[Code that draws figures]
>> start

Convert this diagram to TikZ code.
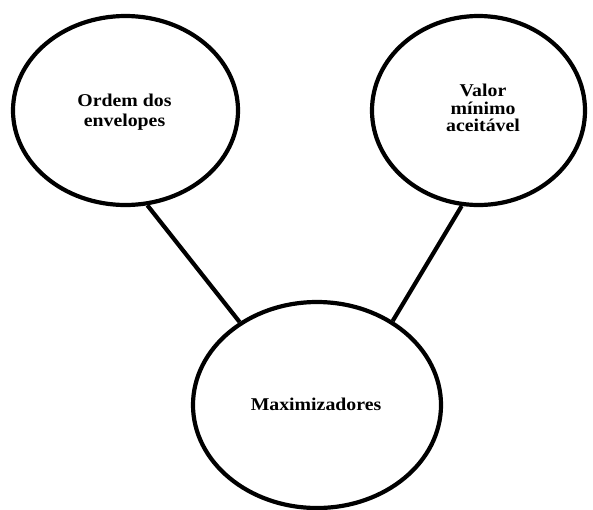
\documentclass[tikz,border=0pt]{standalone}
\usepackage{fontspec}
\setmainfont{Liberation Serif}[FakeStretch=1.1]
\usetikzlibrary{shapes.geometric}
\tikzset{
  bubble/.style={ellipse, draw=black, line width=4.2pt, fill=white, inner sep=0pt},
  label text/.style={align=center, font=\fontsize{18}{19.5}\selectfont\bfseries},
  link/.style={draw=black, line width=4.2pt}
}
\begin{document}
\begin{tikzpicture}[x=1pt,y=-1pt]
\useasboundingbox (0,0) rectangle (593,509);
\node[bubble, minimum width=225pt, minimum height=189pt] (L) at (125.5,110.5) {};
\node[bubble, minimum width=213pt, minimum height=189pt] (R) at (478.5,110.5) {};
\node[bubble, minimum width=248pt, minimum height=206pt] (B) at (317,405) {};
\node[label text] (Lt) at (124.5,112) {Ordem dos\\envelopes};
\node[label text, font=\fontsize{18}{17.5}\selectfont\bfseries] (Rt) at (483,108) {Valor\\mínimo\\aceitável};
\node[label text] (Bt) at (316,404) {Maximizadores};
\draw[link] (L.-77) -- (B.133);
\draw[link] (R.-100) -- (B.48.5);
\end{tikzpicture}
\end{document}
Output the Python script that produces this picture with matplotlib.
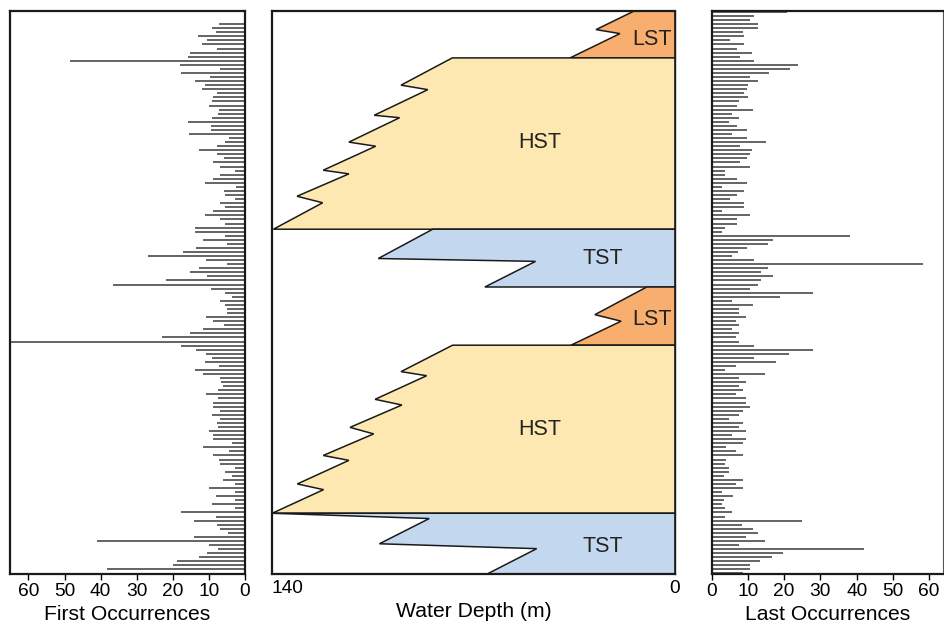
import numpy as np
import matplotlib.pyplot as plt

plt.rcParams['font.family'] = ['Liberation Sans', 'DejaVu Sans']

# sample levels through the section, top = 0
levels = np.arange(139)

first_occ = [0, 0, 0,
             7.1, 9.0, 8.0, 13.0, 10.5, 12.0, 7.7, 15.3, 15.8, 48.4, 18.0, 7.0, 17.8, 9.7, 13.9,
             11.0, 12.0, 7.7, 8.8, 9.0, 10.0, 7.3, 7.5, 9.2, 15.8, 9.4, 9.4, 15.6, 4.5, 5.5, 7.7,
             12.8, 7.7, 5.8, 8.8, 6.8, 2.7, 7.0, 8.8, 11.0, 2.5, 5.8, 5.6,
             2.7, 7.0, 5.5, 8.8, 11.0, 6.8, 5.6, 13.8, 13.8, 5.6, 11.6, 4.9, 13.6, 17.1, 26.8,
             10.8, 4.9, 12.7, 15.1, 10.6, 21.8, 36.6, 9.4, 5.5, 3.6, 7.0, 5.5, 4.9, 4.9, 10.8,
             8.8, 5.8, 11.6, 15.1, 22.9, 80.0, 17.7, 13.6, 10.8, 9.0, 11.0, 7.1, 13.8, 11.6, 6.8,
             6.6, 6.2,
             7.5, 10.8, 7.5, 8.8, 8.8, 6.8, 9.0, 6.9, 7.7, 7.5, 9.9, 8.8, 8.8, 3.6, 11.6, 4.5,
             8.8, 7.3, 6.9, 2.7, 5.5, 3.6, 6.0, 2.7, 10.1, 2.7, 8.1, 2.7, 9.2, 2.7, 17.7, 7.9,
             14.0, 7.7, 6.9, 4.7, 14.0, 41.0, 9.9, 7.5, 10.6, 12.7, 18.8, 19.9, 38.1,
             0]

last_occ = [20.8, 11.7, 10.7, 12.9, 12.9, 8.7, 8.9, 5.0, 8.9, 6.9, 11.0, 7.8, 11.7, 23.9, 21.7,
            15.9, 10.6, 12.9, 9.9, 9.8, 8.9, 9.9, 7.6, 6.9, 11.5, 5.7, 7.6, 4.9, 6.9, 9.8, 5.5,
            9.8, 14.9, 7.8, 11.0, 10.6, 9.8, 7.7, 10.7, 3.8, 3.8, 6.9, 9.8, 2.8, 8.9, 6.9, 5.0,
            8.8, 8.8, 2.8, 10.7, 6.9, 6.9, 3.7, 2.8, 38.3, 16.8, 15.5, 9.7, 7.4, 5.6, 11.7, 58.3,
            15.5, 13.6, 16.8, 13.6, 12.8, 10.7, 28.0, 18.8, 5.5, 11.5, 7.5, 7.6, 9.6, 6.7, 7.6,
            5.6, 7.6, 6.7, 7.6, 11.6, 28.0, 21.4, 11.7, 17.7, 6.7, 3.7, 14.6, 7.5, 9.6, 7.5, 8.7,
            6.7, 9.6, 9.6, 10.6, 8.7, 7.5, 4.7, 8.7, 7.5, 9.6, 5.6, 9.6, 8.7, 3.9, 6.7, 8.7, 3.9,
            3.6, 4.9, 4.9, 3.4, 8.7, 6.7, 8.7, 2.8, 5.8, 3.5, 2.8, 3.6, 5.6, 3.6, 24.8, 8.4, 11.5,
            12.7, 9.4, 14.6, 7.5, 42.1, 19.7, 16.6, 13.4, 10.6, 10.6, 8.7]

# systems tract outlines: water depth (m) vs sample level
lst1_depth = [14.1, 27.4, 19.1, 36.4, 0, 0]
lst1_level = [-0.25, 4.35, 5.33, 11.3, 11.3, -0.25]
hst1_depth = [77.3, 95.1, 85.8, 104.4, 95.6, 113.2, 103.9, 122.1, 113.2, 131.2, 122.3, 139.4, 0, 0]
hst1_level = [11.3, 18.0, 19.1, 25.4, 26.0, 32.0, 33.0, 38.9, 39.8, 45.3, 46.9, 53.4, 53.4, 11.3]
tst1_depth = [84.1, 103.0, 48.4, 66.0, 0, 0]
tst1_level = [53.4, 60.6, 61.3, 67.6, 67.6, 53.4]
lst2_depth = [9.8, 27.8, 18.7, 36.1, 0, 0]
lst2_level = [67.6, 74.4, 76.0, 81.9, 81.9, 67.6]
hst2_depth = [77.2, 95.1, 86.2, 104.1, 94.8, 112.8, 104.6, 122.1, 113.2, 131.1, 122.0, 139.8, 0, 0]
hst2_level = [81.9, 88.4, 89.4, 95.2, 96.6, 102.1, 103.7, 109.0, 110.2, 116.0, 117.4, 123.2, 123.2, 81.9]
tst2_depth = [139.8, 85.3, 102.6, 48.0, 65.4, 0, 0]
tst2_level = [123.2, 124.5, 130.7, 131.9, 138.2, 138.2, 123.2]

tract_names = ['LST', 'HST', 'TST', 'LST', 'HST', 'TST']
tract_colors = {'LST': '#F8AE6E', 'HST': '#FDE8B1', 'TST': '#C3D8EE'}

fig = plt.figure(figsize=(9.44, 6.26), dpi=100)
ax1 = fig.add_axes([0.0106, 0.0826, 0.2489, 0.900])
ax2 = fig.add_axes([0.2878, 0.0826, 0.4272, 0.900])
ax3 = fig.add_axes([0.7539, 0.0826, 0.2453, 0.900])

ylim = (138.2, -0.25)

# first occurrences
ax1.hlines(levels, 0, first_occ, color='#3a3a3a', lw=1.1)
ax1.set_xlim(65.1, 0)
ax1.set_xticks([60, 50, 40, 30, 20, 10, 0])
ax1.set_xlabel('First Occurrences', fontsize=15.2, labelpad=4)

# water depth curve
outlines = [(lst1_depth, lst1_level), (hst1_depth, hst1_level), (tst1_depth, tst1_level),
            (lst2_depth, lst2_level), (hst2_depth, hst2_level), (tst2_depth, tst2_level)]
label_xy = [(8, 6.9), (47, 32.2), (25, 60.7), (8, 75.7), (47, 102.7), (25, 131.4)]
for (d, l), name, (tx, ty) in zip(outlines, tract_names, label_xy):
    ax2.fill(d, l, facecolor=tract_colors[name], edgecolor='#1a1a1a', lw=1.1)
    ax2.text(tx, ty, name, fontsize=15.5, ha='center', va='center', color='#222')
ax2.set_xlim(140, 0)
ax2.set_xticks([140, 0])
ax2.get_xticklabels()[0].set_ha('left')
ax2.set_xlabel('Water Depth (m)', fontsize=15.2, labelpad=4)

# last occurrences
ax3.hlines(levels, 0, last_occ, color='#3a3a3a', lw=1.1)
ax3.set_xlim(0, 63.9)
ax3.set_xticks([0, 10, 20, 30, 40, 50, 60])
ax3.set_xlabel('Last Occurrences', fontsize=15.2, labelpad=4)

for ax in (ax1, ax2, ax3):
    ax.set_ylim(*ylim)
    ax.set_yticks([])
    ax.tick_params(axis='x', labelsize=13.8, direction='out', length=4, width=1, pad=2)
    for s in ax.spines.values():
        s.set_linewidth(1.6)
        s.set_color('#1a1a1a')
ax2.tick_params(axis='x', length=0, pad=4)
ax2.get_xticklabels()[0].set_x(138.5)
ax2.spines['right'].set_linewidth(1)
ax3.spines['right'].set_linewidth(0.8)
ax3.spines['right'].set_color('#555')

fig.savefig('out.png', dpi=100)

>> end

→ Task directions: Reproduce, word for word, only the lines in the records above from the line with "Output the Python" through the line with "levels = np.arange(139)", including both ends; omit the pictures.

→ Expected answer:
Output the Python script that produces this picture with matplotlib.
import numpy as np
import matplotlib.pyplot as plt

plt.rcParams['font.family'] = ['Liberation Sans', 'DejaVu Sans']

# sample levels through the section, top = 0
levels = np.arange(139)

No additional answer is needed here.